Beyond your organization documents, you must review any loan
documents that you are party to. Loan documents typically have covenants that limit any change of control or change of ownership of your company.

An open conversation with your lender is important when planning a transition. Your lender will provide a path, if available, to permit a change of control or ownership.

Likewise, consulting with your accountant is necessary to understand the tax implications of organizing or re-structuring your family business with Gen 1 and Gen 2 members in mind
and/or perhaps selling your company.

There are ways to retain control or keep your management position while transferring economic rights to others. There are gift and estate tax exemptions, trusts for the benefit of Gen 1 or Gen 2, and each new year seems to bring about new tax regulations that impact your ultimate decision. Having a trusted
relationship with your accountant is beneficial understanding all of these tools and for any succession planning process.

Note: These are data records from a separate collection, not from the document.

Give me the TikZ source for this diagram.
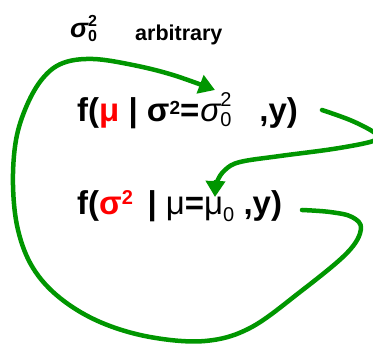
\documentclass[tikz,border=0pt]{standalone}
\usepackage{fontspec}
\setmainfont{Liberation Sans}
\usetikzlibrary{arrows.meta}
\definecolor{arrowgreen}{RGB}{0,150,0}
\definecolor{varred}{RGB}{255,0,0}
\newcommand{\fsz}[1]{\fontsize{#1}{#1}\selectfont}
% size, lower, raise, sub, sup
\newcommand{\subsupx}[5]{{\upshape\fsz{#1}\makebox[0pt][l]{\raisebox{-#2}{#4}}\raisebox{#3}{#5}}}
\tikzset{
  formula/.style={inner sep=0pt, anchor=base west, font=\fsz{33}\bfseries},
  loopline/.style={draw=arrowgreen, line width=4.5pt, line cap=round, line join=round,
    -{Triangle[length=16pt,width=19pt]}},
}
\begin{document}
\begin{tikzpicture}[x=1pt,y=-1pt]
\useasboundingbox (0,0) rectangle (373,344);
\node[inner sep=0pt, anchor=base west, font=\bfseries] (sig0) at (70,38)
  {{\fsz{27}\itshape σ}\subsupx{16}{4pt}{11pt}{0}{2}};
\node[inner sep=0pt, anchor=base west, font=\fsz{21.5}\bfseries] (arb) at (135,41) {arbitrary};
\node[formula] (l1) at (77,122)
  {f(\textcolor{varred}{μ} | σ\raisebox{7pt}{\fsz{19}2}=\hspace{1pt}{\mdseries\itshape σ}{\mdseries\subsupx{20}{5pt}{15pt}{0}{2}}\hspace{28pt},y)};
\node[formula] (l2) at (77,215)
  {f(\textcolor{varred}{σ\raisebox{10pt}{\fsz{20}2}}\, | {\mdseries μ}={\mdseries μ}\raisebox{-7pt}{\fsz{20}\mdseries 0} ,y)};
\coordinate (a1s) at (302,210);
\coordinate (a1e) at (215,90);
\coordinate (a2s) at (322,110);
\coordinate (a2e) at (215,197);
\draw[loopline] plot[smooth, tension=0.6] coordinates {(a1s) (330,212) (352,217) (361,229) (347,253) (300,292) (250,328) (205,341) (150,337) (100,322) (60,298) (33,268) (18,230) (13,185) (16,140) (27,105) (43,78) (63,63) (93,59) (133,65) (173,75) (a1e)};
\draw[loopline] plot[smooth, tension=0.6] coordinates {(a2s) (350,120) (372,131) (377,137) (370,142) (333,149) (280,156) (240,162) (225,170) (217,182) (a2e)};
\end{tikzpicture}
\end{document}
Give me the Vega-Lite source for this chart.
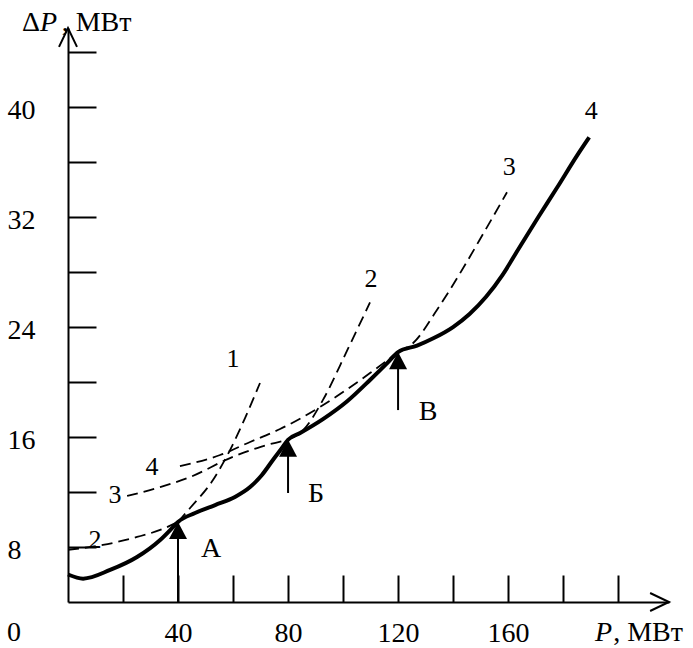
{
  "$schema": "https://vega.github.io/schema/vega-lite/v6.json",
  "width": 601,
  "height": 574,
  "autosize": {"type": "none"},
  "padding": {"left": 68, "top": 28, "right": 24, "bottom": 46},
  "background": "white",
  "config": {"view": {"stroke": null}, "font": "Liberation Serif"},
  "datasets": {
    "envelope": [
      {"P": 0, "dP": 6.0}, {"P": 5.5, "dP": 5.7}, {"P": 15.3, "dP": 6.33}, {"P": 25.1, "dP": 7.27},
      {"P": 33.5, "dP": 8.51}, {"P": 38.2, "dP": 9.45}, {"P": 40, "dP": 9.82}, {"P": 46.2, "dP": 10.47},
      {"P": 53.5, "dP": 11.05}, {"P": 60.7, "dP": 11.64}, {"P": 66.2, "dP": 12.36}, {"P": 70.5, "dP": 13.24},
      {"P": 74.5, "dP": 14.33}, {"P": 77.8, "dP": 15.2}, {"P": 80, "dP": 15.8}, {"P": 84.4, "dP": 16.29},
      {"P": 92.7, "dP": 17.3}, {"P": 101.5, "dP": 18.6}, {"P": 109.8, "dP": 20.15}, {"P": 116.4, "dP": 21.45},
      {"P": 120, "dP": 22.18}, {"P": 126.9, "dP": 22.65}, {"P": 133, "dP": 23.2}, {"P": 140, "dP": 24.0},
      {"P": 146, "dP": 24.95}, {"P": 152, "dP": 26.2}, {"P": 158, "dP": 27.8}, {"P": 164, "dP": 29.75},
      {"P": 171, "dP": 32.0}, {"P": 178, "dP": 34.2}, {"P": 185, "dP": 36.45}, {"P": 189.5, "dP": 37.8}
    ],
    "branches": [
      {"curve": "1", "P": 40, "dP": 9.82}, {"curve": "1", "P": 44.4, "dP": 10.84}, {"curve": "1", "P": 52.7, "dP": 12.87},
      {"curve": "1", "P": 58.9, "dP": 15.05}, {"curve": "1", "P": 64.4, "dP": 17.4}, {"curve": "1", "P": 69.8, "dP": 19.93},
      {"curve": "2a", "P": 0, "dP": 7.8}, {"curve": "2a", "P": 12.7, "dP": 8.15}, {"curve": "2a", "P": 25.1, "dP": 8.73},
      {"curve": "2a", "P": 33.5, "dP": 9.24}, {"curve": "2a", "P": 40, "dP": 9.82},
      {"curve": "2b", "P": 80, "dP": 15.8}, {"curve": "2b", "P": 85.5, "dP": 16.5}, {"curve": "2b", "P": 92.7, "dP": 18.7},
      {"curve": "2b", "P": 101.5, "dP": 22.3}, {"curve": "2b", "P": 109.8, "dP": 25.8},
      {"curve": "3a", "P": 21.5, "dP": 11.71}, {"curve": "3a", "P": 33.5, "dP": 12.36}, {"curve": "3a", "P": 44.4, "dP": 13.09},
      {"curve": "3a", "P": 58.9, "dP": 14.47}, {"curve": "3a", "P": 69.8, "dP": 15.27}, {"curve": "3a", "P": 80, "dP": 15.8},
      {"curve": "3b", "P": 120, "dP": 22.18}, {"curve": "3b", "P": 125.5, "dP": 22.84}, {"curve": "3b", "P": 134, "dP": 25.2},
      {"curve": "3b", "P": 142.5, "dP": 27.9}, {"curve": "3b", "P": 151, "dP": 30.8}, {"curve": "3b", "P": 159.6, "dP": 33.8},
      {"curve": "4a", "P": 40.7, "dP": 13.89}, {"curve": "4a", "P": 55.3, "dP": 14.69}, {"curve": "4a", "P": 66.2, "dP": 15.64},
      {"curve": "4a", "P": 77.1, "dP": 16.58}, {"curve": "4a", "P": 91.6, "dP": 18.18}, {"curve": "4a", "P": 109.8, "dP": 20.65},
      {"curve": "4a", "P": 120, "dP": 22.18}
    ],
    "curveLabels": [
      {"text": "1", "P": 60, "dP": 21.67}, {"text": "2", "P": 110.2, "dP": 27.49}, {"text": "3", "P": 160.4, "dP": 35.64},
      {"text": "4", "P": 190.2, "dP": 39.71}, {"text": "2", "P": 9.8, "dP": 8.51}, {"text": "3", "P": 17.1, "dP": 11.78},
      {"text": "4", "P": 30.5, "dP": 13.82}
    ],
    "pointLabels": [
      {"text": "А", "P": 52, "dP": 7.85}, {"text": "Б", "P": 90.2, "dP": 11.85}, {"text": "В", "P": 130.9, "dP": 17.82}
    ],
    "arrows": [
      {"name": "А", "P": 40, "from": 4, "to": 9.82},
      {"name": "Б", "P": 80, "from": 11.93, "to": 15.8},
      {"name": "В", "P": 120, "from": 17.96, "to": 22.18}
    ],
    "axisEnds": [
      {"axis": "x", "P": 218.5, "dP": 4},
      {"axis": "y", "P": 0, "dP": 45.75}
    ],
    "uprightText": [
      {"text": "Δ", "P": -16.7, "dP": 45.53},
      {"text": ", МВт", "P": -2.3, "dP": 45.53},
      {"text": ", МВт", "P": 198.2, "dP": 1.164},
      {"text": "0", "P": -22.2, "dP": 1.164}
    ],
    "italicText": [
      {"text": "P", "P": -10.2, "dP": 45.53},
      {"text": "P", "P": 191.6, "dP": 1.164}
    ]
  },
  "layer": [
    {
      "data": {"name": "envelope"},
      "mark": {"type": "line", "color": "black", "strokeWidth": 4, "interpolate": "monotone"},
      "encoding": {
        "x": {
          "field": "P", "type": "quantitative",
          "scale": {"domain": [0, 218.5], "nice": false, "zero": false},
          "axis": {
            "title": null, "grid": false, "orient": "bottom",
            "values": [20, 40, 60, 80, 100, 120, 140, 160, 180, 200],
            "labelExpr": "(datum.value % 40 == 0 && datum.value <= 160) ? datum.label : ''",
            "tickSize": -27, "tickWidth": 2, "tickColor": "black",
            "domainWidth": 2, "domainColor": "black",
            "labelPadding": 66, "labelBaseline": "alphabetic", "labelAlign": "center",
            "labelFont": "Liberation Serif", "labelFontSize": 28, "labelColor": "black",
            "labelOverlap": false, "labelFlush": false, "labelBound": false
          }
        },
        "y": {
          "field": "dP", "type": "quantitative",
          "scale": {"domain": [4, 45.75], "nice": false, "zero": false},
          "axis": {
            "title": null, "grid": false, "orient": "left",
            "values": [12, 16, 20, 24, 28, 32, 36, 40, 44, 8],
            "labelExpr": "(datum.value % 8 == 0 && datum.value <= 40) ? datum.label : ''",
            "tickSize": -28, "tickWidth": 2, "tickColor": "black",
            "domainWidth": 2, "domainColor": "black",
            "labelPadding": 89, "labelBaseline": "middle", "labelAlign": "left", "labelOffset": 3,
            "labelFont": "Liberation Serif", "labelFontSize": 28, "labelColor": "black",
            "labelOverlap": false, "labelFlush": false, "labelBound": false
          }
        }
      }
    },
    {
      "data": {"name": "branches"},
      "mark": {"type": "line", "color": "black", "strokeWidth": 1.8, "strokeDash": [11, 6], "interpolate": "monotone"},
      "encoding": {
        "x": {"field": "P", "type": "quantitative"},
        "y": {"field": "dP", "type": "quantitative"},
        "detail": {"field": "curve"}
      }
    },
    {
      "data": {"name": "arrows"},
      "mark": {"type": "rule", "color": "black", "strokeWidth": 2},
      "encoding": {
        "x": {"field": "P", "type": "quantitative"},
        "y": {"field": "from", "type": "quantitative"},
        "y2": {"field": "to"}
      }
    },
    {
      "data": {"name": "arrows"},
      "mark": {"type": "point", "shape": "M0,0 L-1,1.9 L1,1.9 Z", "size": 324, "filled": true, "color": "black", "opacity": 1},
      "encoding": {
        "x": {"field": "P", "type": "quantitative"},
        "y": {"field": "to", "type": "quantitative"}
      }
    },
    {
      "data": {"name": "axisEnds"},
      "transform": [{"filter": "datum.axis == 'y'"}],
      "mark": {"type": "point", "shape": "M-1,2.1 L0,0 L1,2.1", "size": 324, "filled": false, "stroke": "black", "strokeWidth": 2, "opacity": 1},
      "encoding": {
        "x": {"field": "P", "type": "quantitative"},
        "y": {"field": "dP", "type": "quantitative"}
      }
    },
    {
      "data": {"name": "axisEnds"},
      "transform": [{"filter": "datum.axis == 'x'"}],
      "mark": {"type": "point", "shape": "M-2.1,-1 L0,0 L-2.1,1", "size": 324, "filled": false, "stroke": "black", "strokeWidth": 2, "opacity": 1},
      "encoding": {
        "x": {"field": "P", "type": "quantitative"},
        "y": {"field": "dP", "type": "quantitative"}
      }
    },
    {
      "data": {"name": "curveLabels"},
      "mark": {"type": "text", "font": "Liberation Serif", "fontSize": 26, "color": "black", "align": "center", "baseline": "middle"},
      "encoding": {
        "x": {"field": "P", "type": "quantitative"},
        "y": {"field": "dP", "type": "quantitative"},
        "text": {"field": "text"}
      }
    },
    {
      "data": {"name": "pointLabels"},
      "mark": {"type": "text", "font": "Liberation Serif", "fontSize": 28, "color": "black", "align": "center", "baseline": "middle"},
      "encoding": {
        "x": {"field": "P", "type": "quantitative"},
        "y": {"field": "dP", "type": "quantitative"},
        "text": {"field": "text"}
      }
    },
    {
      "data": {"name": "uprightText"},
      "mark": {"type": "text", "font": "Liberation Serif", "fontSize": 28, "color": "black", "align": "left", "baseline": "alphabetic"},
      "encoding": {
        "x": {"field": "P", "type": "quantitative"},
        "y": {"field": "dP", "type": "quantitative"},
        "text": {"field": "text"}
      }
    },
    {
      "data": {"name": "italicText"},
      "mark": {"type": "text", "font": "Liberation Serif", "fontSize": 28, "fontStyle": "italic", "color": "black", "align": "left", "baseline": "alphabetic"},
      "encoding": {
        "x": {"field": "P", "type": "quantitative"},
        "y": {"field": "dP", "type": "quantitative"},
        "text": {"field": "text"}
      }
    }
  ]
}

With your family, lender, and accountant on board, it is time to review the other branches of your business tree. There are numerous agreements such as grape contracts, vineyard or building leases, custom crush or AP agreements, and other vendor agreements that must be reviewed.

These agreements typically contain assignment provisions that will determine if you need consent to transfer. The term length of these agreements may also play into your timing of the succession process.

If you own real property, you may have licenses, easements, or vineyard management agreements. Each document governs how you and others access, use, develop, and improve your land. The implications laid out in these documents must be understood and carefully reviewed as part of your overall business analysis.

Further, you are likely to have protected the family name and any other labels or brands that have been developed over the life of the business and this intellectual property is an asset that may be transferred. Many family-owned wineries have their surname front and center in all marketing material.

The name and winery are synonymous and there is likely a great deal of goodwill connected to the name. This
goodwill has significant value and, in certain cases, is the most valuable asset of the winery. How you decide to control, license, or transfer your name will have considerable impact on the value of your business and your succession plan.

Last, as an alcoholic beverage business, you are well aware of regulations that control your business, and, thus, your TTB and ABC licenses and permits will need to be examined and updated as your succession plan is implemented. If you plan to incorporate Gen 1 and/or Gen 2 into your business, you may need to include them on those licenses and permits. This is a time-consuming effort that will take additional cooperation and organization from all involved.

Succession planning for any business, let alone a family-owned business, is an emotional process that reaches and impacts
all aspects of your business. Having solid relationships amongst family members and with trusted consultants provides for a smoother transition. It is imperative having a trusted team of
consultants advising you on the legal, tax, and compliance elements of your business. Being part of a team that supports your vision allows you to create a succession plan and rest easy.